Still, if that was the extent of the demand, perhaps Nike might have paid up—or maybe prosecutors in the Southern District of New York wouldn’t have bothered to set up the extortion sting (with cooperation from Nike and Boies Schiller).
But Avenatti wanted much more. On March 20, he allegedly demanded that Nike hire him and “co-conspirator 1” to conduct an internal investigation of the company, and pay them at least $10 million dollars for the work. The next day, he allegedly upped it to a $12 million retainer to be paid immediately—“deemed earned when paid”—plus a minimum guarantee of $15 million in billings and a maximum of $25 million.

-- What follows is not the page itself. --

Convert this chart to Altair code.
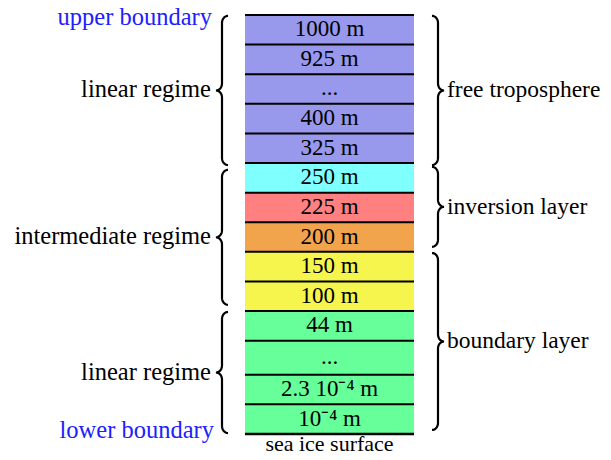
import math
import altair as alt
import pandas as pd

# ---------------- data ----------------
row_labels = ["1000 m", "925 m", "...", "400 m", "325 m", "250 m", "225 m",
              "200 m", "150 m", "100 m", "44 m", "...", "2.3 10⁻⁴ m", "10⁻⁴ m"]
row_colors = ["#9898EC", "#9898EC", "#9898EC", "#9898EC", "#9898EC",
              "#80FFFF", "#FF8080", "#F2A44C", "#F5F54D", "#F5F54D",
              "#66FF99", "#66FF99", "#66FF99", "#66FF99"]
row_heights = [1, 1, 1, 1, 1, 1, 1, 1, 1, 1, 1, 1.15, 1, 1]

left_groups = ["linear regime", "intermediate regime", "linear regime"]
left_top = [14.12, 8.92, 4.12]
left_bottom = [9.08, 4.36, 0.03]

right_groups = ["free troposphere", "inversion layer", "boundary layer"]
right_top = [14.12, 9.02, 6.11]
right_bottom = [9.08, 6.32, 0.135]

boundary_labels = ["upper boundary", "lower boundary"]
surface_label = ["sea ice surface"]

# ---------------- layout ----------------
W, H = 595, 444
PX = 29.61
Y_TOP = 14.149 + 7 / PX
Y_DOMAIN = [Y_TOP - H / PX, Y_TOP]
FONT = "Liberation Serif"
FS_LEFT = 24.5
FS_RIGHT = 23.5
FS_BOX = 23

tops = []
level = sum(row_heights)
for h in row_heights:
    tops.append(level)
    level -= h
bottoms = [t - h for t, h in zip(tops, row_heights)]
rows = pd.DataFrame({
    "label": row_labels, "color": row_colors,
    "top": tops, "bottom": bottoms,
    "mid": [(t + b) / 2 for t, b in zip(tops, bottoms)],
})
lines = pd.DataFrame({"level": tops + [0.0], "w": [2.0] * len(tops) + [2.6]})


def brace(gid, top, bottom, x_line, s, d=6.0, r=7.0, n=10):
    ry = r / PX
    mid = (top + bottom) / 2
    pts = []
    cx, cy = x_line + s * d, top - ry
    for i in range(n + 1):
        t = math.pi / 2 * i / n
        pts.append((cx - s * d * math.sin(t), cy + ry * math.cos(t)))
    cx, cy = x_line - s * d, mid + ry
    for i in range(n + 1):
        t = math.pi / 2 * i / n
        pts.append((cx + s * d * math.cos(t), cy - ry * math.sin(t)))
    cx, cy = x_line - s * d, mid - ry
    for i in range(n + 1):
        t = math.pi / 2 * i / n
        pts.append((cx + s * d * math.sin(t), cy + ry * math.cos(t)))
    cx, cy = x_line + s * d, bottom + ry
    for i in range(n + 1):
        t = math.pi / 2 * i / n
        pts.append((cx - s * d * math.cos(t), cy - ry * math.sin(t)))
    return [{"g": gid, "seq": k, "x": x, "y": y} for k, (x, y) in enumerate(pts)]


brace_pts = []
for i, (t, b) in enumerate(zip(left_top, left_bottom)):
    brace_pts += brace(f"L{i}", t, b, 214.0, 1)
for i, (t, b) in enumerate(zip(right_top, right_bottom)):
    brace_pts += brace(f"R{i}", t, b, 430.0, -1)
braces = pd.DataFrame(brace_pts)

left_df = pd.DataFrame({"label": left_groups,
                        "mid": [(t + b) / 2 for t, b in zip(left_top, left_bottom)]})
right_df = pd.DataFrame({"label": right_groups,
                         "mid": [(t + b) / 2 for t, b in zip(right_top, right_bottom)]})
bound_df = pd.DataFrame({"label": boundary_labels, "level": [tops[0], 0.0]})
surf_df = pd.DataFrame({"label": surface_label, "level": [0.0]})

yscale = alt.Scale(domain=Y_DOMAIN, nice=False, zero=False)
xscale = alt.Scale(domain=[0, W], nice=False, zero=False)
BX0, BX1 = 237, 406
CX = (BX0 + BX1) / 2
INK = "#000000"

boxes = alt.Chart(rows).mark_rect().encode(
    x=alt.value(BX0), x2=alt.value(BX1),
    y=alt.Y("bottom:Q", scale=yscale, axis=None), y2="top:Q",
    fill=alt.Fill("color:N", scale=None),
)
rules = alt.Chart(lines).mark_rule(color="black").encode(
    x=alt.value(BX0), x2=alt.value(BX1),
    y=alt.Y("level:Q", scale=yscale, axis=None),
    strokeWidth=alt.StrokeWidth("w:Q", scale=None),
)
box_text = alt.Chart(rows).mark_text(font=FONT, fontSize=FS_BOX, color=INK,
                                     baseline="alphabetic", dy=6.5).encode(
    x=alt.value(CX), y=alt.Y("mid:Q", scale=yscale, axis=None), text="label:N",
)
brace_lines = alt.Chart(braces).mark_line(color="black", strokeWidth=2.2).encode(
    x=alt.X("x:Q", scale=xscale, axis=None),
    y=alt.Y("y:Q", scale=yscale, axis=None),
    detail="g:N", order="seq:Q",
)
left_text = alt.Chart(left_df).mark_text(font=FONT, fontSize=FS_LEFT, color=INK,
                                         align="right", baseline="alphabetic", dy=7).encode(
    x=alt.value(203), y=alt.Y("mid:Q", scale=yscale, axis=None), text="label:N",
)
right_text = alt.Chart(right_df).mark_text(font=FONT, fontSize=FS_RIGHT, color=INK,
                                           align="left", baseline="alphabetic", dy=7).encode(
    x=alt.value(439), y=alt.Y("mid:Q", scale=yscale, axis=None), text="label:N",
)
upper_text = alt.Chart(bound_df.iloc[[0]]).mark_text(
    font=FONT, fontSize=FS_LEFT, color="#2020FF", align="right",
    baseline="alphabetic", dy=10).encode(
    x=alt.value(204), y=alt.Y("level:Q", scale=yscale, axis=None), text="label:N",
)
lower_text = alt.Chart(bound_df.iloc[[1]]).mark_text(
    font=FONT, fontSize=FS_LEFT, color="#2020FF", align="right",
    baseline="alphabetic", dy=4).encode(
    x=alt.value(206), y=alt.Y("level:Q", scale=yscale, axis=None), text="label:N",
)
surf_text = alt.Chart(surf_df).mark_text(font=FONT, fontSize=22, color=INK,
                                         baseline="alphabetic", dy=17).encode(
    x=alt.value(CX), y=alt.Y("level:Q", scale=yscale, axis=None), text="label:N",
)

chart = alt.layer(boxes, rules, box_text, brace_lines, left_text, right_text,
                  upper_text, lower_text, surf_text).properties(
    width=W, height=H, padding=0, autosize=alt.AutoSizeParams(type="none"),
).configure_view(stroke=None)

chart.save("out.html", embed_options={"renderer": "svg", "actions": False})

Alternately, Nike could dispense with the investigation and just pay Avenatti and the co-conspirator $22.5 million. “Full confidentiality, we ride off into the sunset,” he said, according to the complaint.
The co-conspirator was identified by The Wall Street Journal and the Associated Press as attorney Mark Geragos—reporting that was independently confirmed by Lit Daily. Geragos has not been charged with wrongdoing.
A legal analyst for CNN until the network cut ties on Monday, Geragos—whose clients have included Jussie Smollett, Michael Jackson and Winona Ryder—did not immediately respond to a request for comment.
To say an internal investigation gig under these circumstances would be, um, unconventional is an understatement.
For Avenatti, it amounts to a direct conflict of interest. He was ostensibly representing a party in opposition to Nike, and then suggested he should work for Nike on the same matter. And also that he should be paid something like 10 times more than his client would receive in the settlement.
According to the complaint, Avenatti warned Nike that if his allegations went public, the company would incur “cut after cut after cut.”
Instead, Nike’s stock closed slightly up on Monday—and Avenatti may have lopped off his own head.